Monday, July 08, 2013


I must beginning by saying sorry for not posting new articles for the last 2 weeks. It has been a busy June and early July. So many things are happening.

Anyway, it is time to get back to work

Daiichi Sankyu who holds the patency for olmesartan, ans informed US FDA, that they wish to amend the labelling of olmesartan in USA. They would like to inform US FDA that they have seen an adverse reaction to olmesartan. FDA has also made the same observation and has approved the change in labelling.

The FDA Adverse Events Reporting system, FAERS, has taken note of the article by Dr Joseph Murray in the Mayo Clinic Proceedings last year, when he reported on 22 patients who developed severe diarrhea and weight lost up to 18Kgs, while they were on Olmesartan for control of HBP. When olmesartan was with held, the diarrhea and weight lost ceased. 10 of the patients were re=challenge with olmesartn and the dairrhea and recurred.

It seems obvious that the sprue-like enteropathy is olmesartan induced and that this may be specific to olmesartan, as we have not seen reports of the same sprue-like enteropathy with the other ARBs.
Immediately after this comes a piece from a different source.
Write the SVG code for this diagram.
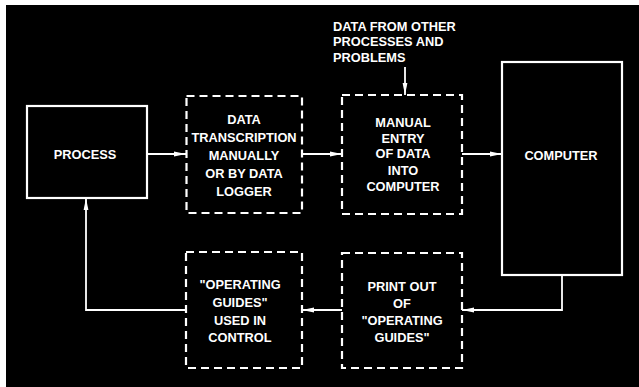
<svg xmlns="http://www.w3.org/2000/svg" width="639" height="387" viewBox="0 0 639 387">
<style>
  .bg { fill: #000; }
  .solid { fill: none; stroke: #fff; stroke-width: 2.2; }
  .dash { fill: none; stroke: #fff; stroke-width: 2.2; stroke-dasharray: 8 5; }
  .wire { fill: none; stroke: #fff; stroke-width: 1.8; }
  text { font-family: "Liberation Sans", Arial, sans-serif; font-weight: bold; font-size: 12.8px; fill: #fff; text-anchor: middle; }
  .left { text-anchor: start; }
</style>
<defs>
  <marker id="ah" viewBox="0 0 12 6" refX="12" refY="3" markerWidth="12" markerHeight="6" markerUnits="userSpaceOnUse" orient="auto">
    <path d="M0,0.6 L12,3 L0,5.4 Z" fill="#fff"/>
  </marker>
</defs>
<rect x="0" y="0" width="639" height="387" fill="#fff"/>
<rect class="bg" x="6" y="5" width="633" height="382"/>

<g id="connectors">
  <line class="wire" x1="147" y1="154" x2="186" y2="154" marker-end="url(#ah)"/>
  <line class="wire" x1="302" y1="154" x2="342" y2="154" marker-end="url(#ah)"/>
  <line class="wire" x1="462" y1="154" x2="502" y2="154" marker-end="url(#ah)"/>
  <line class="wire" x1="405" y1="67" x2="405" y2="95" marker-end="url(#ah)"/>
  <polyline class="wire" points="562,275 562,310 462,310" marker-end="url(#ah)"/>
  <line class="wire" x1="342" y1="310" x2="302" y2="310" marker-end="url(#ah)"/>
  <polyline class="wire" points="186,310 86,310 86,198" marker-end="url(#ah)"/>
</g>

<g id="process">
  <rect class="solid" x="27" y="106" width="120" height="92"/>
  <text x="85" y="159">PROCESS</text>
</g>

<g id="transcription">
  <rect class="dash" x="186.5" y="96" width="115.5" height="117"/>
  <text x="244" y="124">DATA</text>
  <text x="244" y="142">TRANSCRIPTION</text>
  <text x="244" y="160">MANUALLY</text>
  <text x="244" y="178">OR BY DATA</text>
  <text x="244" y="196">LOGGER</text>
</g>

<g id="manual-entry">
  <rect class="dash" x="342" y="95" width="120" height="119"/>
  <text x="403" y="127">MANUAL</text>
  <text x="403" y="143">ENTRY</text>
  <text x="403" y="158">OF DATA</text>
  <text x="403" y="175">INTO</text>
  <text x="403" y="191">COMPUTER</text>
</g>

<g id="other-data">
  <text class="left" x="333" y="31">DATA FROM OTHER</text>
  <text class="left" x="333" y="46">PROCESSES AND</text>
  <text class="left" x="333" y="62">PROBLEMS</text>
</g>

<g id="computer">
  <rect class="solid" x="502" y="62" width="120" height="213"/>
  <text x="561" y="160">COMPUTER</text>
</g>

<g id="print-out">
  <rect class="dash" x="342" y="253" width="120" height="115"/>
  <text x="402" y="291">PRINT OUT</text>
  <text x="402" y="308">OF</text>
  <text x="402" y="325">"OPERATING</text>
  <text x="402" y="342">GUIDES"</text>
</g>

<g id="operating-guides">
  <rect class="dash" x="186" y="252" width="116" height="116"/>
  <text x="240" y="289">"OPERATING</text>
  <text x="240" y="307">GUIDES"</text>
  <text x="240" y="325">USED IN</text>
  <text x="240" y="342">CONTROL</text>
</g>
</svg>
However, we should remain vigilant.


Winston said...

Please allow me to digress.
I read an article in the
about cholesterol and that statins doesn't help at all.
The title is stated below:

Have we been conned about cholesterol?
Published May 20, 2013 | By secretary

Seems that statins only make the liver lower its production of cholesterol.
It doesn't do anything to the plaque already in the arteries.
Also, consuming saturated fats seemed to be okay to the author of the article!
Isn't it the saturated fats in our food that is contributing to the plaque?
And since statins doesn't help in clearing out the plaque, sooner or later, those affected will end up with heart problems!!!
Statins or no statins!!!

hmatter said...

Hi Winston,
Statin may not regress the plaques, but it sure does stabilise them so that they are less likely to rupture.
This issue of not consuming saturated fats is correct, but they are no longer the number 1 enemy. Looks like transfat has taken over that position.
As with everything in life, moderation seems the answer.
The fashion for this decade is transfat. For the 90s, it is saturated fats.